The 34-year-old is about to start his 14th year as a professional rider but his determination to retain the polka-dot jersey has not diminished.

“Last year I had a great Tour. I’m not getting any younger, but I want to have another successful season in 2004 and I’m not even thinking about retiring,” Virenque told reporters Friday at a presentation of his Quick Step team in Wevelgem, Belgium.

“My big objective is to win the Tour de France climber’s competition again. Spaniard Federico Bahamontes and Belgian Lucien Van Impe won it six times in the Sixties and Seventies, but I want to be the first rider to win it seven times.”

Virenque was involved in the Festina doping scandal in 1998 and was subsequently suspended from racing in 2001 but has bounced back and is still one of the most popular riders in cycling.

He is realistic that he is not a contender for overall victory in the Tour, but predicts that American Lance Armstrong will win the sport’s biggest race for a record sixth time.

“Jan Ullrich and Joseba Beloki will be giving it everything to beat Lance, but I’m convinced he will win. Hopefully it will be a record-breaking 2004 Tour de France for both of us,” Virenque added.

Virenque and his Quick Step teammates, including Paolo Bettini and Johan Museeuw, will travel to Tuscany on Monday for a weeklong training camp. His first race of the year will be the Trofeo Majorca.

O’Grady hopes for fresh start with new team
Australian Stuart O’Grady is hoping a new team and some fresh goals will help him get back on track after a disappointing 2003 that saw him narrowly miss winning a second Tour de France stage after a long and painful two-man breakaway.

The 30-year-old from Adelaide, best known for winning a stage and wearing the yellow jersey for nearly a week in the 2002 Tour de France, ended his nine-year spell with the Credit Agricole team recently to join the French team Cofidis, which presented a new star-studded line-up on Friday, including world champions David Millar (time trial), Spain’s Igor Astarloa (road race) and France’s Laurent Gane (track).

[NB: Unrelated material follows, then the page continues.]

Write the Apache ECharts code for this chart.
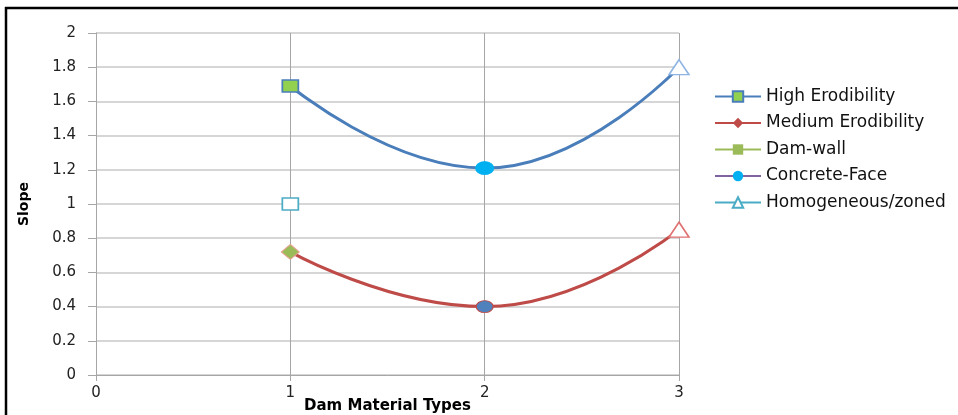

O’Grady told AFP he hopes Cofidis will give him the support a sprinter needs in those “critical moments” in races like the Tour of Flanders, where last year he scored an encouraging third place at the end of the World Cup season.

“We had a good team but sometimes we just lacked that bit of support at the end,” he said. “I’m not asking for an eight-man lead-out – it’s just those couple of guys at the vital moment where you really need a hand. Cofidis have the armory to do that, we’ll just see how it goes.”

O’Grady’s recent transfer means he will miss the Tour Down Under later this month, and the chance to defend his Australian championship title. But it’s the chance he has to take if he wants to win a classic like Flanders or Paris-Roubaix.

“The Tour Down Under for me is fantastic, but to win Paris-Roubaix you can’t be going that much into the red in January,” he said. “You can’t be national champion in January and still be firing on all four cylinders in April.”

White wants to work
Joining Stuart O’Grady at Cofidis is fellow Aussie Matthew White, who recently ended his spell with Lance Armstrong’s U.S. Postal outfit after failing to win selection for any of the team’s Tour-winning campaigns.

The 29-year-old from Sydney feels that his workmanlike qualities will give “Stuey,” David Millar and Igor Astarloa a boost when the time comes.

“Obviously I was disappointed not to get a ride on the U.S. Postal Tour team, but I’m well aware what I can do in big races and feel I can do a good job for Cofidis,” White said.

“I’ve rode the Vuelta (a España) three times, and I’m looking towards May as a period where I can be of best use to the team. Obviously the Tour de France is a main goal for me, so we’ll just see how it goes.” –AFP and Reuters contributed to this report.